> Rows from a dataset of charts and code
|---|
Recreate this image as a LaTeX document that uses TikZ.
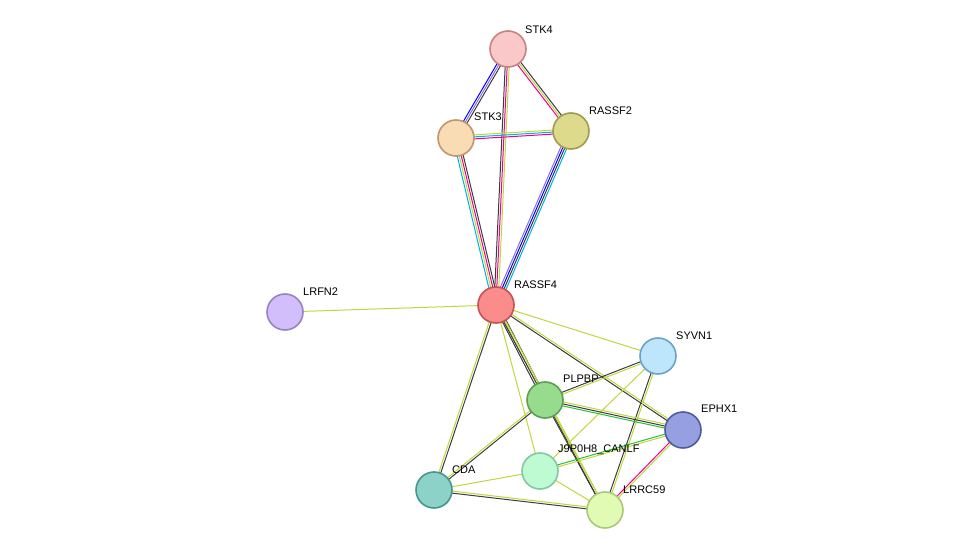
\documentclass[tikz,border=0pt]{standalone}
\usepackage{fontspec}
\setmainfont{Liberation Sans}
\usetikzlibrary{calc}
\definecolor{yg}{RGB}{190,215,60}
\definecolor{vi}{RGB}{140,110,230}
\definecolor{gr}{RGB}{40,190,60}
\definecolor{dk}{RGB}{60,60,60}
\newcommand\medge[3]{\foreach \o/\c in {#3}{\draw[\c,line width=1pt] ($(#1)!\o*1pt!90:(#2)$) -- ($(#2)!\o*1pt!-90:(#1)$);}}
\tikzset{prot/.style={circle,minimum size=36pt,line width=1.6pt,inner sep=0pt},
lab/.style={font=\fontsize{11}{12}\selectfont,anchor=south west,inner sep=1pt}}
\begin{document}
\begin{tikzpicture}[x=1pt,y=-1pt]
\useasboundingbox (0,0) rectangle (975,556);
\coordinate (STK4) at (508,49);
\coordinate (STK3) at (456,138);
\coordinate (RASSF2) at (571,131);
\coordinate (RASSF4) at (496,305);
\coordinate (LRFN2) at (285,312);
\coordinate (SYVN1) at (658,356);
\coordinate (PLPBP) at (545,400);
\coordinate (EPHX1) at (683,430);
\coordinate (J9) at (540,471);
\coordinate (CDA) at (434,490);
\coordinate (LRRC59) at (605,510);
\medge{STK4}{STK3}{-2/blue,0/vi,2/dk}
\medge{STK4}{RASSF2}{-2/magenta,0/yg,2/dk}
\medge{STK4}{RASSF4}{-2/dk,0/magenta,2/yg}
\medge{STK3}{RASSF2}{-2/magenta,0/cyan,2/yg}
\medge{STK3}{RASSF4}{-3/cyan,-1/yg,1/magenta,3/dk}
\medge{RASSF2}{RASSF4}{-3/vi,-1/blue,1/dk,3/cyan}
\medge{RASSF4}{LRFN2}{0/yg}
\medge{RASSF4}{SYVN1}{0/yg}
\medge{RASSF4}{PLPBP}{-2/dk,0/yg,2/dk}
\medge{RASSF4}{EPHX1}{-1/dk,1/yg}
\medge{RASSF4}{LRRC59}{-1/dk,1/yg}
\medge{RASSF4}{J9}{0/yg}
\medge{RASSF4}{CDA}{-1/yg,1/dk}
\medge{SYVN1}{PLPBP}{-1/dk,1/yg}
\medge{SYVN1}{LRRC59}{-1/dk,1/yg}
\medge{SYVN1}{J9}{0/yg}
\medge{PLPBP}{EPHX1}{-2/gr,0/dk,2/yg}
\medge{PLPBP}{CDA}{-1/yg,1/dk}
\medge{PLPBP}{LRRC59}{-1/dk,1/yg}
\medge{EPHX1}{J9}{-1/gr,1/yg}
\medge{EPHX1}{LRRC59}{-1/magenta,1/yg}
\medge{CDA}{J9}{0/yg}
\medge{CDA}{LRRC59}{-1/dk,1/yg}
\medge{J9}{LRRC59}{0/yg}
\node[prot,fill={rgb,255:red,250;green,200;blue,200},draw={rgb,255:red,200;green,130;blue,130}] (nSTK4) at (STK4) {};
\node[prot,fill={rgb,255:red,250;green,220;blue,180},draw={rgb,255:red,190;green,150;blue,110}] (nSTK3) at (STK3) {};
\node[prot,fill={rgb,255:red,222;green,218;blue,140},draw={rgb,255:red,160;green,155;blue,80}] (nRASSF2) at (RASSF2) {};
\node[prot,fill={rgb,255:red,250;green,140;blue,140},draw={rgb,255:red,200;green,80;blue,80}] (nRASSF4) at (RASSF4) {};
\node[prot,fill={rgb,255:red,210;green,190;blue,250},draw={rgb,255:red,150;green,130;blue,200}] (nLRFN2) at (LRFN2) {};
\node[prot,fill={rgb,255:red,190;green,230;blue,250},draw={rgb,255:red,110;green,160;blue,200}] (nSYVN1) at (SYVN1) {};
\node[prot,fill={rgb,255:red,150;green,220;blue,140},draw={rgb,255:red,90;green,160;blue,80}] (nPLPBP) at (PLPBP) {};
\node[prot,fill={rgb,255:red,150;green,160;blue,225},draw={rgb,255:red,80;green,90;blue,160}] (nEPHX1) at (EPHX1) {};
\node[prot,fill={rgb,255:red,190;green,250;blue,210},draw={rgb,255:red,130;green,200;blue,160}] (nJ9) at (J9) {};
\node[prot,fill={rgb,255:red,140;green,210;blue,200},draw={rgb,255:red,70;green,150;blue,140}] (nCDA) at (CDA) {};
\node[prot,fill={rgb,255:red,225;green,250;blue,180},draw={rgb,255:red,170;green,200;blue,120}] (nLRRC59) at (LRRC59) {};
\node[lab] at (524,35) {STK4};
\node[lab] at (473,122) {STK3};
\node[lab] at (588,116) {RASSF2};
\node[lab] at (513,290) {RASSF4};
\node[lab] at (302,297) {LRFN2};
\node[lab] at (675,341) {SYVN1};
\node[lab] at (562,384) {PLPBP};
\node[lab] at (700,414) {EPHX1};
\node[lab] at (557,456) {J9P0H8\_CANLF};
\node[lab] at (451,475) {CDA};
\node[lab] at (622,495) {LRRC59};
\end{tikzpicture}
\end{document}
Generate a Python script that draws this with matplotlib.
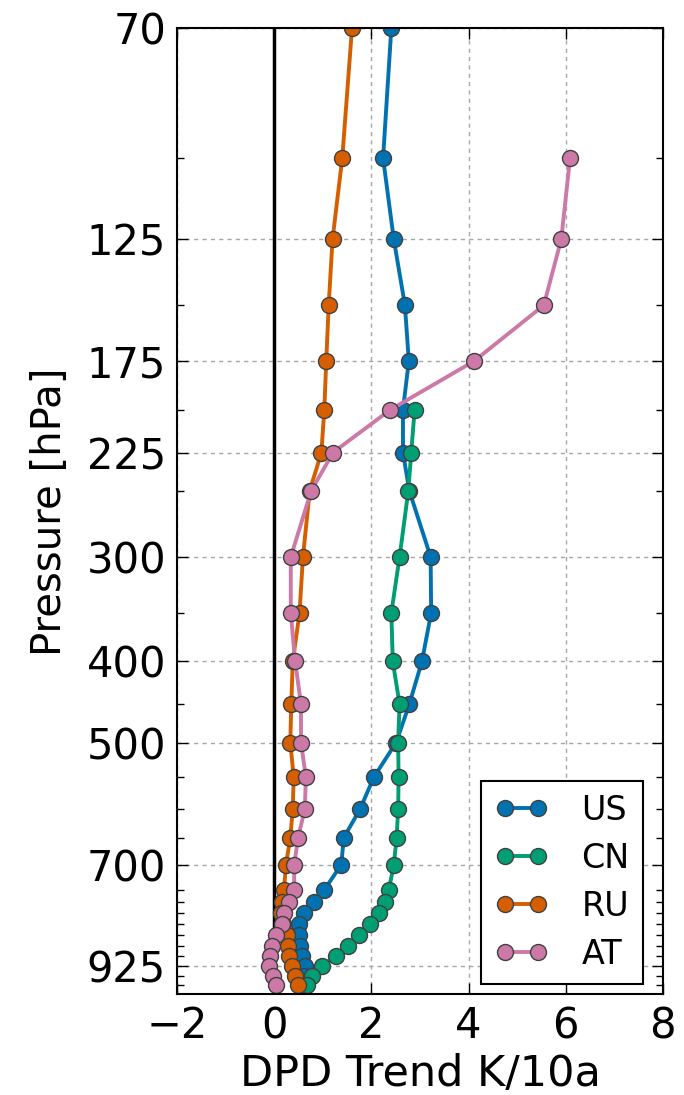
import numpy as np
import matplotlib
matplotlib.use('Agg')
import matplotlib.pyplot as plt
from matplotlib.ticker import FixedLocator, FixedFormatter, NullFormatter

# pressure levels (hPa)
levels = [70, 100, 125, 150, 175, 200, 225, 250, 300, 350, 400, 450, 500, 550,
          600, 650, 700, 750, 775, 800, 825, 850, 875, 900, 925, 950, 975]

us = [2.41, 2.24, 2.46, 2.69, 2.77, 2.65, 2.65, 2.78, 3.22, 3.23, 3.04, 2.78, 2.51, 2.05,
      1.77, 1.43, 1.38, 1.03, 0.81, 0.62, 0.50, 0.50, 0.52, 0.58, 0.63, 0.62, 0.62]
cn = [np.nan]*5 + [2.89, 2.82, 2.76, 2.58, 2.41, 2.44, 2.58, 2.55, 2.56,
      2.55, 2.52, 2.46, 2.36, 2.29, 2.15, 1.98, 1.74, 1.52, 1.28, 0.98, 0.77, 0.67]
ru = [1.60, 1.40, 1.20, 1.12, 1.07, 1.03, 0.97, 0.73, 0.59, 0.52, 0.38, 0.35, 0.33, 0.40,
      0.38, 0.33, 0.24, 0.20, 0.16, 0.14, 0.17, 0.26, 0.28, 0.31, 0.36, 0.42, 0.49]
at = [np.nan, 6.09, 5.91, 5.55, 4.11, 2.39, 1.21, 0.76, 0.34, 0.34, 0.43, 0.55, 0.55, 0.65,
      0.63, 0.49, 0.41, 0.41, 0.30, 0.20, 0.15, 0.04, -0.05, -0.09, -0.10, -0.03, 0.04]

names = ['US', 'CN', 'RU', 'AT']
colors = ['#0072B2', '#009E73', '#D55E00', '#CC79A7']
labelled = [70, 125, 175, 225, 300, 400, 500, 700, 925]

fig = plt.figure(figsize=(6.84, 10.95), dpi=100)
ax = fig.add_axes([0.259, 0.092, 0.710, 0.882])

for vals, name, c in zip([us, cn, ru, at], names, colors):
    ax.plot(vals, levels, '-o', color=c, lw=2.8, ms=11.5, mfc=c, mec='0.25', mew=1.0,
            label=name)

ax.axvline(0, color='k', lw=2.5, zorder=1.8)

ax.set_yscale('log')
ax.set_ylim(1000, 70)
ax.set_xlim(-2, 8)
ax.yaxis.set_major_locator(FixedLocator(labelled))
ax.yaxis.set_major_formatter(FixedFormatter([str(v) for v in labelled]))
ax.yaxis.set_minor_locator(FixedLocator([v for v in levels if v not in labelled]))
ax.yaxis.set_minor_formatter(NullFormatter())
ax.set_xticks([-2, 0, 2, 4, 6, 8])

ax.grid(True, which='major', color='0.65', linestyle=(0, (3, 3)), lw=1.0)
ax.tick_params(which='both', direction='in', top=True, right=True, labelsize=30, pad=8)
ax.tick_params(which='major', length=8, width=1)
ax.tick_params(which='minor', length=5, width=1)
for s in ax.spines.values():
    s.set_linewidth(1.5)

ax.set_xlabel('DPD Trend K/10a', fontsize=31)
ax.set_ylabel('Pressure [hPa]', fontsize=29, labelpad=12)

leg = ax.legend(loc='lower right', bbox_to_anchor=(0.98, 0.0), numpoints=2, fontsize=24,
                fancybox=False, edgecolor='k', framealpha=1, handlelength=1.6,
                borderaxespad=0.3, labelspacing=0.45, handletextpad=1.0)
leg.get_frame().set_linewidth(1.5)

fig.savefig('out.png', dpi=100)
|---|
> BRIEF
Reproduce nothing but the lines from the one with "Generate a Python" to the one with "from matplotlib.ticker import", both lines included, and keep every picture out of the copy.

> EXERCISE OUTPUT
Generate a Python script that draws this with matplotlib.
import numpy as np
import matplotlib
matplotlib.use('Agg')
import matplotlib.pyplot as plt
from matplotlib.ticker import FixedLocator, FixedFormatter, NullFormatter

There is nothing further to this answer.